Here are some records; copy every line that holds the word "seaborn".

» **DATA ENTRIES**
☆ ☆ ☆ ☆

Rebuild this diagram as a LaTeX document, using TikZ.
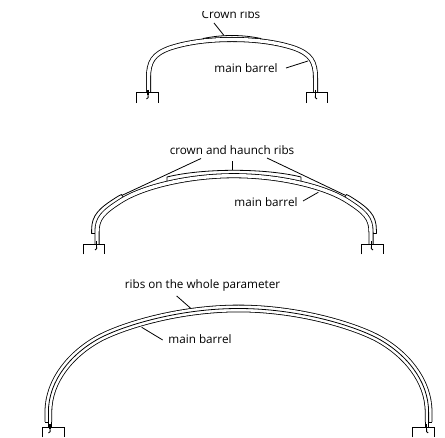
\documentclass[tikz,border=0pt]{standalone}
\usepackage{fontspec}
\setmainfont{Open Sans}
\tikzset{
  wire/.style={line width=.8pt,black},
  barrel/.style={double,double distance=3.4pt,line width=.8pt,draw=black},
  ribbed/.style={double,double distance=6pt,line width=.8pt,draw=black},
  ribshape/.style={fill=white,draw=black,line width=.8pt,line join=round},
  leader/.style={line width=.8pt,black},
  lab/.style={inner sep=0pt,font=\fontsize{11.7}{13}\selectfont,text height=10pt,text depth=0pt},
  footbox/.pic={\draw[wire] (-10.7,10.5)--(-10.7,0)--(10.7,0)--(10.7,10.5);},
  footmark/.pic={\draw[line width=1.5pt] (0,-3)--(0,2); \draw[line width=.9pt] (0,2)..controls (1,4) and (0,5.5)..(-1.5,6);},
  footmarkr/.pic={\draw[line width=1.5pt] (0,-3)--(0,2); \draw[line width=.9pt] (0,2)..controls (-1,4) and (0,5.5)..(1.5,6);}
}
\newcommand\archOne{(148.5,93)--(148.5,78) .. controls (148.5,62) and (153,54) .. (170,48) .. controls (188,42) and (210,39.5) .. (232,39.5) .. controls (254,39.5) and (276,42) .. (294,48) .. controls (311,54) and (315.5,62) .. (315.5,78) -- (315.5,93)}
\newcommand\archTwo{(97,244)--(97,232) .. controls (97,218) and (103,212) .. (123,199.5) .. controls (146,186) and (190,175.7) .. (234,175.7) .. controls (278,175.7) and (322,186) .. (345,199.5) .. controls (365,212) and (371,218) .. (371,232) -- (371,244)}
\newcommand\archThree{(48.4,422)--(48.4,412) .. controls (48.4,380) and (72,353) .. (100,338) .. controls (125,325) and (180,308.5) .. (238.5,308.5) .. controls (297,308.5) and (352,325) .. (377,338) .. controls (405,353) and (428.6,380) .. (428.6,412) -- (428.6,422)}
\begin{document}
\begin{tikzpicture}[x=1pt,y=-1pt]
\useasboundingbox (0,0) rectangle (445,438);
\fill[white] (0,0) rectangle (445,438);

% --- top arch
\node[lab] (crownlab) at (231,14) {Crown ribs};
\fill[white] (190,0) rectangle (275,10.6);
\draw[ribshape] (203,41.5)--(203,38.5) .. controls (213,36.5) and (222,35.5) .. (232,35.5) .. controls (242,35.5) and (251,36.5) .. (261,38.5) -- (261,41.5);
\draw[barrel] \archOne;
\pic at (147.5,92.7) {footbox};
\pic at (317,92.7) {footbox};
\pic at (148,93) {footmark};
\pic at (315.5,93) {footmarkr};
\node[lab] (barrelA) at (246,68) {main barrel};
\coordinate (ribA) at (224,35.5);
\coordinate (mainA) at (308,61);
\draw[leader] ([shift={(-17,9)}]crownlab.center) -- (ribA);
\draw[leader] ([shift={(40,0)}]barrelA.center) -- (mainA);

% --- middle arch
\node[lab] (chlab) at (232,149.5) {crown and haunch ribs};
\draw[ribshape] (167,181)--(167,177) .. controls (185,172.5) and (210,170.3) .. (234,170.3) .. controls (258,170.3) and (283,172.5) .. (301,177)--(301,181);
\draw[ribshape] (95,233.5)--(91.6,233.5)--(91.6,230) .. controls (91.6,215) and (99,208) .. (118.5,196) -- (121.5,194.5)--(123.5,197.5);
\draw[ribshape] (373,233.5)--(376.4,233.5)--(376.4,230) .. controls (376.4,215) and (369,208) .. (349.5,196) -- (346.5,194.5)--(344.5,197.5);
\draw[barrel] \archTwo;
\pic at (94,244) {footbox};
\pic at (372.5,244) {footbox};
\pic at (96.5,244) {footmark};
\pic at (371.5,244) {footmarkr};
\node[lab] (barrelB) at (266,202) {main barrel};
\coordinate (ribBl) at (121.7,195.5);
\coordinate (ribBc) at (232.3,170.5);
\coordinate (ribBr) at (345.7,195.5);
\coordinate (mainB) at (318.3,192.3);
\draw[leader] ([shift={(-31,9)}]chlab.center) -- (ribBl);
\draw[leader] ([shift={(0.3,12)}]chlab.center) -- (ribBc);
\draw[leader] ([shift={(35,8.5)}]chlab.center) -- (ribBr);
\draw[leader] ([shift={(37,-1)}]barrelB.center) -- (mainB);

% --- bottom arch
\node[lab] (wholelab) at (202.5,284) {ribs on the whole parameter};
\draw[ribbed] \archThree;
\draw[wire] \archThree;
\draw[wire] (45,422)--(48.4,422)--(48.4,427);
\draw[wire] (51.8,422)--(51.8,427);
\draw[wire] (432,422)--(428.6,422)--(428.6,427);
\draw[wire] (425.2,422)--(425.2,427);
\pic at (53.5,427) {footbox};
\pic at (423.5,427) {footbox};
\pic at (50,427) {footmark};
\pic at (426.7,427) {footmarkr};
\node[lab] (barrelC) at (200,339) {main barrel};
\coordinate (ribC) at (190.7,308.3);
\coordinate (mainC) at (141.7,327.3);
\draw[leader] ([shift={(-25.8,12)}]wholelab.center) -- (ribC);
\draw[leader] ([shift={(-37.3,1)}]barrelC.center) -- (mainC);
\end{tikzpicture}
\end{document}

☆ ☆ ☆ ☆

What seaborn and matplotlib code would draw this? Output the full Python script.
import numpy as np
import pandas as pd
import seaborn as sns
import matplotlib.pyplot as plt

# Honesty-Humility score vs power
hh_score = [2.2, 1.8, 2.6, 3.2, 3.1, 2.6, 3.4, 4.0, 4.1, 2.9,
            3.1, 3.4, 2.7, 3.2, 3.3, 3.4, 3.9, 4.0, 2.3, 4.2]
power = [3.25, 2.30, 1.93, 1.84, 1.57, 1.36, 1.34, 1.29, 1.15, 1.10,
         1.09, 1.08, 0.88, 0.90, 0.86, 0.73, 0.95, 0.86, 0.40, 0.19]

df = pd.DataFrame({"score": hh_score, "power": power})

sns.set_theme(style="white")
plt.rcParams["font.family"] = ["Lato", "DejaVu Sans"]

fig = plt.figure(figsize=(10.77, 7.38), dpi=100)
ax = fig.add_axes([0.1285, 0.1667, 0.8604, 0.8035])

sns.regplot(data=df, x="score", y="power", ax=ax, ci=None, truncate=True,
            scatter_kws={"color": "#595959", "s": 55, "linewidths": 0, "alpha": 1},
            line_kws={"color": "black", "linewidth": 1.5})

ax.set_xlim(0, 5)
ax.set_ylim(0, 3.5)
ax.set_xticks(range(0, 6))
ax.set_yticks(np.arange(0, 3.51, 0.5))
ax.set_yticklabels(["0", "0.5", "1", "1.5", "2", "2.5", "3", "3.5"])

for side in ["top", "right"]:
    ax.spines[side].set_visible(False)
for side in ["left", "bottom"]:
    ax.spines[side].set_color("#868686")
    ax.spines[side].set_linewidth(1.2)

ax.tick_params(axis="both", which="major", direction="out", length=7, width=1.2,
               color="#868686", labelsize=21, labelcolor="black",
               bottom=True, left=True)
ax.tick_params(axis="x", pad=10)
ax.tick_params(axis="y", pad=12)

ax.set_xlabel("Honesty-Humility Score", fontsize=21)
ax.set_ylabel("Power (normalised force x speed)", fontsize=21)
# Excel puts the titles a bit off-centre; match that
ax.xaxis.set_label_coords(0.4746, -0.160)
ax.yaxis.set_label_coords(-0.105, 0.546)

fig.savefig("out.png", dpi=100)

☆ ☆ ☆ ☆

» **REPLY TO THE EXERCISE**
What seaborn and matplotlib code would draw this? Output the full Python script.
import seaborn as sns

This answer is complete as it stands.